The exercise: In the listing that follows, retype every line from the first through the one containing "90.83, 95.20, 100]". Pictures are to be left out.

Provided material:
──────

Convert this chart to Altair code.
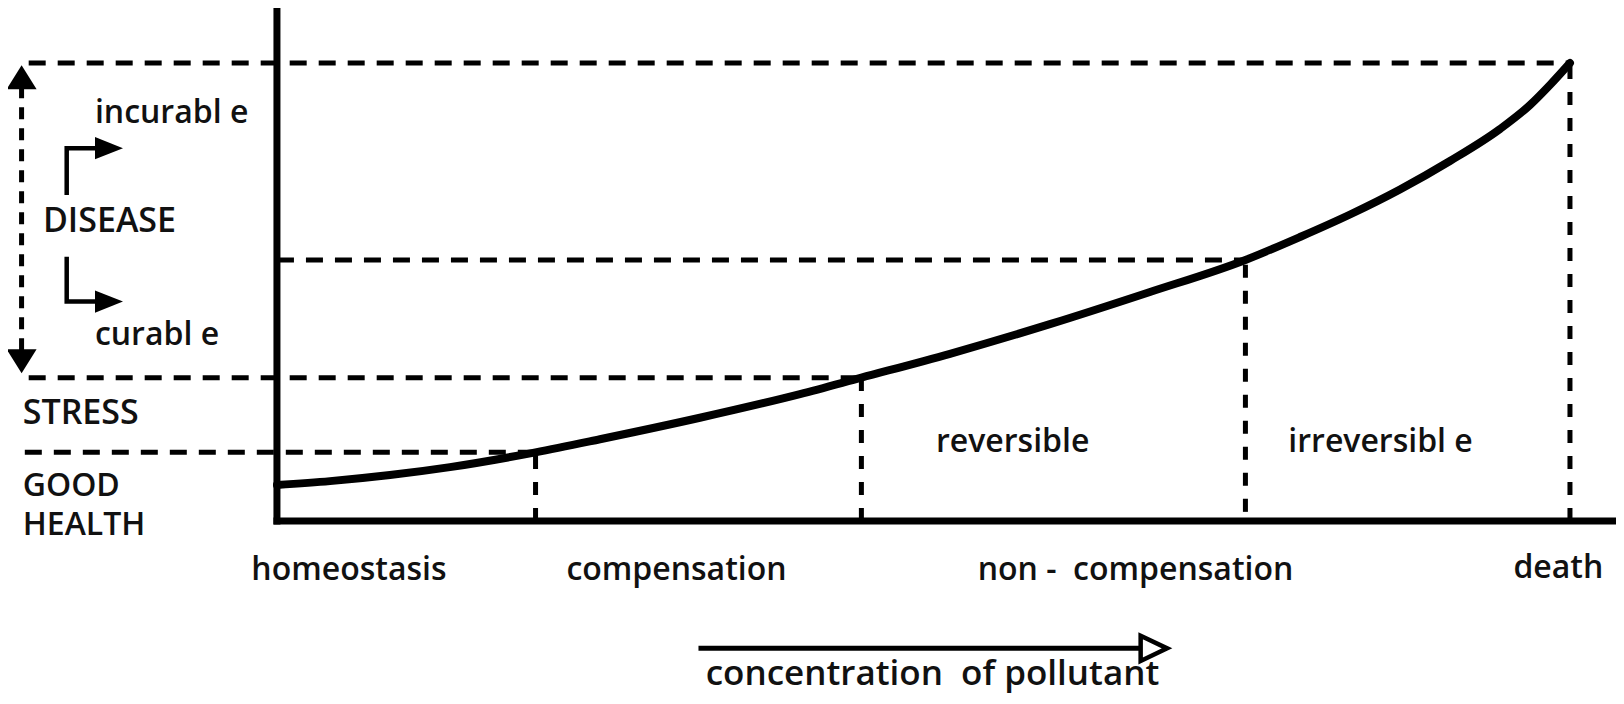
import altair as alt
import pandas as pd

# ---------------- data (concentration units: 0 = no pollutant, 100 = death;
#                  effect units: 0 = baseline, 100 = death) ----------------
curve_conc = [0, 4.10, 8.74, 13.38, 20.0, 24.98, 32.71, 40.45, 45.2, 52.05, 59.78,
              67.52, 74.9, 79.12, 82.99, 86.85, 90.72, 94.59, 96.91, 98.45, 100]
curve_effect = [7.86, 8.71, 10.04, 11.77, 15.0, 17.86, 22.55, 27.71, 31.3, 36.51, 42.97,
                50.0, 57.0, 62.01, 66.92, 72.38, 78.60, 85.59, 90.83, 95.20, 100]

# stage boundaries on the concentration axis and the matching effect levels
stage_ends = [20.0, 45.2, 74.9, 100.0]
level_tops = [15.0, 31.3, 57.0, 100.0]
level_line_start = [-19.5, -19.2, 0.0, -19.2]
stage_line_bottom = [0.0, 0.0, 2.0, 0.0]

# stage names under the axis
stage_labels = ["homeostasis", "compensation", "non -\u00a0 compensation", "death"]
stage_label_x = [5.57, 30.9, 66.4, 99.1]
stage_label_y = [-10.6, -10.6, -10.6, -10.2]

# non-compensation sub-stages
sub_labels = ["reversible", "irreversibl e"]
sub_label_x = [56.9, 85.35]
sub_label_y = [17.2, 17.2]

# health states on the left (lower case / capitals)
lower_labels = ["incurabl e", "curabl e"]
lower_label_x = [-14.08, -14.08]
lower_label_y = [89.1, 40.6]
caps_labels = ["DISEASE", "STRESS"]
caps_label_x = [-18.1, -19.66]
caps_label_y = [65.35, 23.3]
health_label = ["GOOD\nHEALTH"]
health_label_x = [-19.66]
health_label_y = [7.6]

# concentration arrow + title
conc_title = ["concentration \u00a0of pollutant"]
conc_title_x = [50.7]
conc_title_y = [-35.9]
conc_arrow_from = [32.6]
conc_arrow_to = [66.9]
conc_arrow_y = [-27.8]
conc_head_x = [67.82]

# disease range double arrow
disease_arrow_x = [-19.75]
disease_arrow_top = [94.8]
disease_arrow_bottom = [37.3]
disease_head_y = [96.9, 34.9]

# incurable / curable bracket arrows
bracket_id = ["up", "up", "up", "down", "down", "down"]
bracket_x = [-16.26, -16.26, -13.5, -16.26, -16.26, -13.5]
bracket_y = [71.2, 81.4, 81.4, 57.7, 47.9, 47.9]
bracket_head_x = [-12.99, -12.99]
bracket_head_y = [81.4, 47.9]

X_DOMAIN = [-20.80, 103.56]
Y_DOMAIN = [-38.2, 112.0]
FONT = "Open Sans"
FS = 32
FS_CAPS = 34
FS_TITLE = 35

# ---------------- encodings ----------------
xs = alt.Scale(domain=X_DOMAIN, nice=False, zero=False)
ys = alt.Scale(domain=Y_DOMAIN, nice=False, zero=False)


def X(f):
    return alt.X(f"{f}:Q", scale=xs, axis=None)


def Y(f):
    return alt.Y(f"{f}:Q", scale=ys, axis=None)


# curve
curve_df = pd.DataFrame({"x": curve_conc, "y": curve_effect})
curve = alt.Chart(curve_df).mark_line(color="black", strokeWidth=8, interpolate="monotone",
                                      strokeCap="round").encode(x=X("x"), y=Y("y"))

# axes
axes_df = pd.DataFrame({
    "x": [0.0, -0.27], "x2": [0.0, X_DOMAIN[1]],
    "y": [-0.76, 0.0], "y2": [Y_DOMAIN[1], 0.0],
})
axes = alt.Chart(axes_df).mark_rule(color="black", strokeWidth=7).encode(
    x=X("x"), x2="x2:Q", y=Y("y"), y2="y2:Q")

# horizontal dashed level lines
hdf = pd.DataFrame({"x": level_line_start, "x2": stage_ends, "y": level_tops})
hlines = alt.Chart(hdf).mark_rule(color="black", strokeWidth=5, strokeDash=[17, 12]).encode(
    x=X("x"), x2="x2:Q", y=Y("y"))

# vertical dashed stage lines
vdf = pd.DataFrame({"x": stage_ends, "y": stage_line_bottom, "y2": level_tops})
vlines = alt.Chart(vdf).mark_rule(color="black", strokeWidth=5, strokeDash=[13, 13]).encode(
    x=X("x"), y=Y("y"), y2="y2:Q")

# disease double arrow shaft
ddf = pd.DataFrame({"x": disease_arrow_x, "y": disease_arrow_bottom, "y2": disease_arrow_top})
dshaft = alt.Chart(ddf).mark_rule(color="black", strokeWidth=5, strokeDash=[12, 9]).encode(
    x=X("x"), y=Y("y"), y2="y2:Q")

# filled arrow heads
UP = "M0,-0.8L1,0.8L-1,0.8Z"
DOWN = "M0,0.8L1,-0.8L-1,-0.8Z"
RIGHT = "M-1,-0.8L1,0L-1,0.8Z"
heads_df = pd.DataFrame({
    "x": disease_arrow_x * 2 + bracket_head_x,
    "y": disease_head_y + bracket_head_y,
    "shape": [UP, DOWN, RIGHT, RIGHT],
    "size": [900, 900, 784, 784],
})
heads = alt.Chart(heads_df).mark_point(filled=True, color="black", opacity=1, strokeWidth=0).encode(
    x=X("x"), y=Y("y"),
    shape=alt.Shape("shape:N", scale=None),
    size=alt.Size("size:Q", scale=None))

# bracket lines
bdf = pd.DataFrame({"id": bracket_id, "x": bracket_x, "y": bracket_y, "o": list(range(len(bracket_x)))})
brackets = alt.Chart(bdf).mark_line(color="black", strokeWidth=4.5, strokeJoin="miter").encode(
    x=X("x"), y=Y("y"), detail="id:N", order="o:Q")

# concentration arrow
cdf = pd.DataFrame({"x": conc_arrow_from, "x2": conc_arrow_to, "y": conc_arrow_y})
cshaft = alt.Chart(cdf).mark_rule(color="black", strokeWidth=5).encode(
    x=X("x"), x2="x2:Q", y=Y("y"))
chead_df = pd.DataFrame({"x": conc_head_x, "y": conc_arrow_y})
chead = alt.Chart(chead_df).mark_point(
    shape="M-1,-0.95L1,0L-1,0.95Z", size=700, filled=True, fill="white", stroke="black",
    strokeWidth=4.5, opacity=1, strokeJoin="miter").encode(x=X("x"), y=Y("y"))

# texts
lower_df = pd.DataFrame({"x": lower_label_x, "y": lower_label_y, "t": lower_labels})
lower_text = alt.Chart(lower_df).mark_text(align="left", baseline="middle", font=FONT,
                                           fontSize=FS, fontWeight=600, color="#111").encode(
    x=X("x"), y=Y("y"), text="t:N")

caps_df = pd.DataFrame({"x": caps_label_x, "y": caps_label_y, "t": caps_labels})
caps_text = alt.Chart(caps_df).mark_text(align="left", baseline="middle", font=FONT,
                                         fontSize=FS_CAPS, fontWeight=600, color="#111").encode(
    x=X("x"), y=Y("y"), text="t:N")

health_df = pd.DataFrame({"x": health_label_x, "y": health_label_y, "t": health_label})
health_text = alt.Chart(health_df).mark_text(align="left", baseline="middle", font=FONT,
                                             fontSize=32, fontWeight=600, color="#111",
                                             lineBreak="\n", lineHeight=39).encode(
    x=X("x"), y=Y("y"), text="t:N")

center_df = pd.DataFrame({
    "x": stage_label_x + sub_label_x,
    "y": stage_label_y + sub_label_y,
    "t": stage_labels + sub_labels,
})
center_text = alt.Chart(center_df).mark_text(align="center", baseline="middle", font=FONT,
                                             fontSize=FS, fontWeight=600, color="#111").encode(
    x=X("x"), y=Y("y"), text="t:N")

title_df = pd.DataFrame({"x": conc_title_x, "y": conc_title_y, "t": conc_title})
title_text = alt.Chart(title_df).mark_text(align="center", baseline="alphabetic", font=FONT,
                                           fontSize=FS_TITLE, fontWeight=600, color="#111").encode(
    x=X("x"), y=Y("y"), text="t:N")

chart = alt.layer(
    hlines, vlines, dshaft, brackets, heads, cshaft, chead, axes, curve,
    lower_text, caps_text, health_text, center_text, title_text
).properties(
    width=1608, height=688,
    autosize=alt.AutoSizeParams(type="none"),
    padding=0, background="white",
).configure_view(stroke=None)

chart.save("out.html", embed_options={"renderer": "svg", "actions": False})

──────

Exercise output:
Convert this chart to Altair code.
import altair as alt
import pandas as pd

# ---------------- data (concentration units: 0 = no pollutant, 100 = death;
#                  effect units: 0 = baseline, 100 = death) ----------------
curve_conc = [0, 4.10, 8.74, 13.38, 20.0, 24.98, 32.71, 40.45, 45.2, 52.05, 59.78,
              67.52, 74.9, 79.12, 82.99, 86.85, 90.72, 94.59, 96.91, 98.45, 100]
curve_effect = [7.86, 8.71, 10.04, 11.77, 15.0, 17.86, 22.55, 27.71, 31.3, 36.51, 42.97,
                50.0, 57.0, 62.01, 66.92, 72.38, 78.60, 85.59, 90.83, 95.20, 100]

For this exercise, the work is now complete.